What this means for the AI era

AI is now automating the knowledge work that computers made possible. Pattern recognition, summarisation, classification, code generation, research synthesis — these are now increasingly handled by machines.

The predictable response, based on every previous revolution, is that humans will move up. The question is: up to what?

The answer is probably something like: judgement under genuine uncertainty, creative synthesis, ethical reasoning, relationship leadership, and strategic vision.

These are not new skills. They have always been valuable. But they have been deprioritised because lower-order work consumed most human bandwidth. When AI handles the lower-order work, these higher-order capabilities become the primary source of human value.

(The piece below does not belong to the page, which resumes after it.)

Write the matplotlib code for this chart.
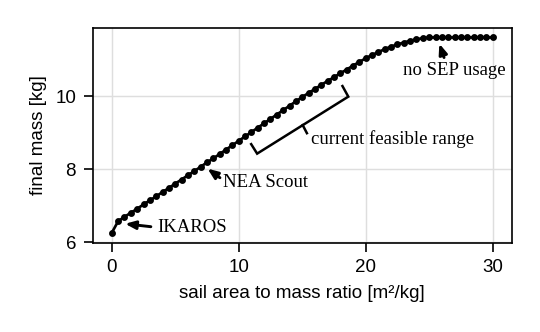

Implications for how we develop people

If this analysis is correct, the organisations that will win are those that actively develop these higher-order human capabilities now — not as a defensive response to AI, but as a strategic investment.

This means:

  • Leadership development programmes that emphasise judgement, not process-following
  • Product organisations built around customer empathy and creative problem-solving
  • Decision-making processes that surface and test assumptions rather than optimise for speed
  • A genuine tolerance for productive ambiguity

The organisations that treat AI purely as an efficiency tool — automating what exists without investing in human capabilities — will find themselves at a significant disadvantage. Not because AI will replace them, but because their competitors will have humans doing genuinely higher-value work.

The revolution is not coming. It is here. The question is whether your organisation is developing the human capabilities to thrive in it.